Suzanne KENNELLY, Collaboration spéciale
Suzanne Kennelly est une dramaturge, auteure, compositrice et interprète.
J’ai toujours connu Gabrielle. Tout d’abord à travers l’image donnée par mon éducation littéraire du Québec des années 1960 : celle d’une écrivaine au talent remarquable. De ses origines manitobaines, rien n’a filtré, ou presque. Enfin, juste assez pour que l’information s’évanouisse, comme tant d’autres, de mon baluchon de souvenirs d’enfance. Mais, étant moi aussi née Roy, je la comptais instinctivement parmi mon clan.
Je me rappelle avoir admiré en entrevue à l’écran d’une télévision radio-canadienne naissante une femme érudite, indépendante, fière mais suspicieuse.
Gabrielle Roy semblait craindre le succès et l’admiration dont elle savait d’emblée qu’elle aurait à en payer le prix. Sa dévotion était réservée aux mots tout-puissants qu’elle juxtaposait d’une manière envoûtante. J’ai croisé le fer avec sa verve dans les dictées scolaires. La romancière remportait souvent la victoire.
La vie nous réservant de belles surprises, je pose mes valises au Manitoba en 1986. La Société historique de Saint- Boniface m’apprend que je partage effectivement des liens de parenté avec Gabrielle.
S’il est vrai qu’on ne choisit pas ses ancêtres, certaines déclinaisons généalogiques sont particulièrement agréables à découvrir.
Quelques années plus tard, je plonge dans un projet fascinant. Grâce à la Maison Gabrielle- Roy, j’ai eu le bonheur d’écrire sur commande La visite chez Mélina (2012) et Léon et sa maison (2019). L’objectif premier était de fournir aux visiteurs une expérience humaine, interactive et informative de la résidence familiale de la rue Deschambault qui a vu naître Gabrielle.

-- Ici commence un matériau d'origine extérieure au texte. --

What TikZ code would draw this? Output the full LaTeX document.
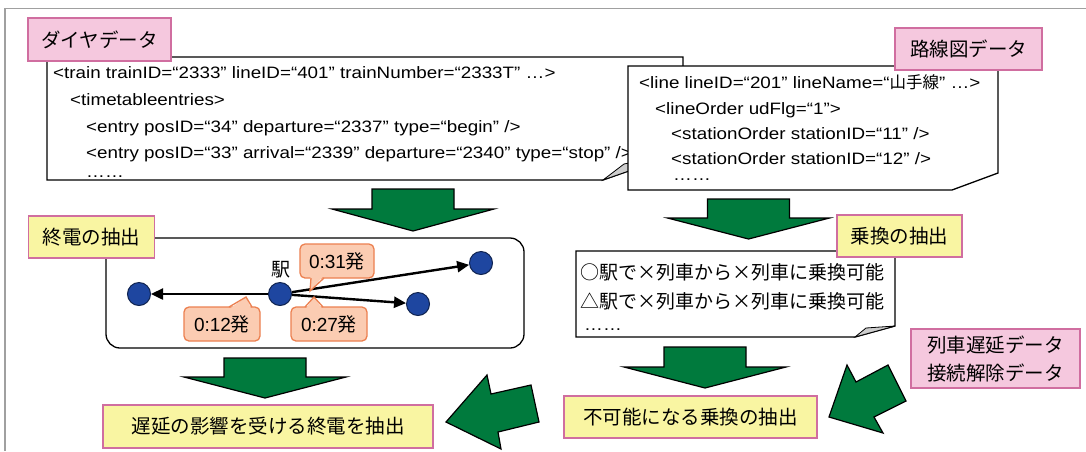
\documentclass[tikz,border=0pt]{standalone}
\usepackage{fontspec}
\setmainfont{Liberation Sans}
\newfontfamily\xmlfont{Liberation Sans}[FakeStretch=1.14]
\newfontfamily\jp{Noto Sans CJK JP}
\usetikzlibrary{arrows.meta}
\definecolor{pinkfill}{RGB}{245,200,222}
\definecolor{lblborder}{RGB}{208,110,160}
\definecolor{yellowfill}{RGB}{249,245,162}
\definecolor{arrowgreen}{RGB}{0,122,61}
\definecolor{nodeblue}{RGB}{30,70,160}
\definecolor{nodeedge}{RGB}{15,35,80}
\definecolor{callfill}{RGB}{251,204,178}
\definecolor{calledge}{RGB}{236,128,80}
\definecolor{framegray}{RGB}{160,160,160}
\definecolor{foldgray}{RGB}{205,205,205}
\newcommand\greendown[4]{%
  \draw[garrow] (#1-41,#2) -- (#1+41,#2) -- (#1+41,#3) -- (#1+81,#3) -- (#1,#4) -- (#1-81,#3) -- (#1-41,#3) -- cycle;}
\begin{document}
\begin{tikzpicture}[x=1pt,y=-1pt,
  docbox/.style={draw=black, fill=white, line width=1.3pt, line join=miter},
  fold/.style={fill=foldgray, draw=black, line width=0.8pt, line join=miter},
  xml/.style={anchor=base west, inner sep=0pt, font=\xmlfont\fontsize{16.5}{20}\selectfont},
  jpline/.style={anchor=base west, inner sep=0pt, font=\jp\fontsize{19}{23}\selectfont},
  lbl/.style={draw=lblborder, line width=1.6pt, inner sep=0pt, font=\jp\fontsize{19.5}{28}\selectfont},
  pinklbl/.style={lbl, fill=pinkfill},
  yellowlbl/.style={lbl, fill=yellowfill},
  garrow/.style={draw=black, fill=arrowgreen, line width=1.2pt, line join=miter},
  stn/.style={circle, draw=nodeedge, fill=nodeblue, line width=1pt, minimum size=23pt, inner sep=0pt},
  link/.style={line width=2.4pt, -{Triangle[length=12pt,width=11pt]}},
  callbox/.style={draw=calledge, fill=callfill, line width=1.3pt, rounded corners=5pt},
  calltext/.style={inner sep=0pt, font=\fontsize{19}{22}\selectfont},
]
\useasboundingbox (0,0) rectangle (1086,451);
\fill[white] (0,0) rectangle (1086,451);
\draw[framegray, line width=1.5pt] (5,451) -- (5,8.5) -- (1086,8.5);

% ---- dia data document
\draw[docbox] (47,57) -- (683,57) -- (683,152) -- (603,180) -- (47,180) -- cycle;
\draw[fold] (603,180) -- (624,164) -- (683,152) -- cycle;
\node[xml] (d1) at (53,78) {<train trainID=“2333” lineID=“401” trainNumber=“2333T” …>};
\node[xml] (d2) at (70,105) {<timetableentries>};
\node[xml] (d3) at (86,132) {<entry posID=“34” departure=“2337” type=“begin” />};
\node[xml] (d4) at (86,158) {<entry posID=“33” arrival=“2339” departure=“2340” type=“stop” />};
\node[xml] (d5) at (86,177) {……};
\node[pinklbl, minimum width=143pt, minimum height=43pt] (dialbl) at (99.5,39.5) {ダイヤデータ};

% ---- route data document
\draw[docbox] (628,66) -- (998,66) -- (998,173) -- (952,190) -- (628,190) -- cycle;
\node[xml] (r1) at (639,88) {<line lineID=“201” lineName=“{\jp 山手線}” …>};
\node[xml] (r2) at (655,114) {<lineOrder udFlg=“1”>};
\node[xml] (r3) at (671,139) {<stationOrder stationID=“11” />};
\node[xml] (r4) at (671,164) {<stationOrder stationID=“12” />};
\node[xml] (r5) at (673,180) {……};
\node[pinklbl, minimum width=147pt, minimum height=42pt] (rtlbl) at (968.5,49) {路線図データ};

% ---- green arrows
\greendown{413}{189}{209}{231}
\greendown{748.5}{199}{218}{239}
\greendown{265}{358}{377}{398}
\greendown{705}{347}{367}{388}
\draw[garrow] (446,422) -- (487,375) -- (491,394) -- (531,385) -- (539,422) -- (498,432) -- (501,449) -- cycle;
\draw[garrow] (829,417) -- (847,365) -- (856,382) -- (888,365) -- (906,401) -- (874,417) -- (883,433) -- cycle;

% ---- last train extraction
\draw[docbox, rounded corners=14pt] (106,238) rectangle (524,348);
\node[yellowlbl, minimum width=126pt, minimum height=42pt] (lastlbl) at (91.5,237) {終電の抽出};
\node[stn] (A) at (139,294) {};
\node[stn] (S) at (280,294) {};
\node[stn] (B) at (481,263) {};
\node[stn] (C) at (418,304) {};
\node[inner sep=0pt, font=\jp\fontsize{19}{22}\selectfont] (eki) at (281,270) {駅};
\draw[link] (S) -- (A);
\draw[link] (S) -- (B);
\draw[link] (S) -- (C);

\draw[callbox] (300,244) rectangle (374,278);
\fill[callfill] (310.5,276.5) -- (310,291) -- (323,276.5) -- cycle;
\draw[calledge, line width=1.3pt, line join=miter] (311,278) -- (310,291) -- (324,278);
\node[calltext] (c31) at (337,261) {0:31{\jp 発}};

\draw[callbox] (184,307) rectangle (260,341);
\fill[callfill] (230,308.5) -- (246,297) -- (251,308.5) -- cycle;
\draw[calledge, line width=1.3pt, line join=miter] (229,307) -- (246,297) -- (252,307);
\node[calltext] (c12) at (222,324) {0:12{\jp 発}};

\draw[callbox] (291,307) rectangle (367,341);
\fill[callfill] (306,308.5) -- (314,297) -- (322,308.5) -- cycle;
\draw[calledge, line width=1.3pt, line join=miter] (305,307) -- (314,297) -- (323,307);
\node[calltext] (c27) at (329,324) {0:27{\jp 発}};

\node[yellowlbl, minimum width=330pt, minimum height=43pt] (affect) at (268,426.5) {遅延の影響を受ける終電を抽出};

% ---- transfer extraction
\draw[docbox] (576,251) -- (895,251) -- (895,326) -- (855,337) -- (576,337) -- cycle;
\draw[fold] (855,337) -- (866,328) -- (895,326) -- cycle;
\node[jpline] (t1) at (580,279) {○駅で×列車から×列車に乗換可能};
\node[jpline] (t2) at (580,308) {△駅で×列車から×列車に乗換可能};
\node[xml] (t3) at (584,330) {……};
\node[yellowlbl, minimum width=125pt, minimum height=42pt] (xferlbl) at (899.5,236) {乗換の抽出};

\node[pinklbl, minimum width=169pt, minimum height=59pt, align=left] (delay) at (995.5,358.5) {列車遅延データ\\接続解除データ};
\node[yellowlbl, minimum width=253pt, minimum height=42pt] (imposs) at (690.5,417) {不可能になる乗換の抽出};
\end{tikzpicture}
\end{document}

Mais je souhaitais aussi faire entendre la perspective de ses parents pour cette maison dont ils étaient si fiers, ainsi qu’esquisser leur propre histoire et celle de la vie des francophones du Manitoba au tournant du 20e siècle.
Gabrielle est donc l’instigatrice de mes premières expériences d’écrivaine. Je lui en suis profondément reconnaissante.
En lisant et en relisant toute son œuvre, j’ai été confrontée à l’insaisissable de sa personnalité d’auteure, elle qui vivait à une époque qui laissait bien peu de place à une femme en quête d’épanouissement professionnel, aussi unique soit-elle.
En faisant fi des barrières qui se dressaient constamment devant elle, et malgré les souffrances évidentes de l’âme et du corps que son travail lui a infligées, Gabrielle a persévéré. Sa force de caractère nous a laissé en héritage des moments de grâce couchés sur papier pour l’éternité.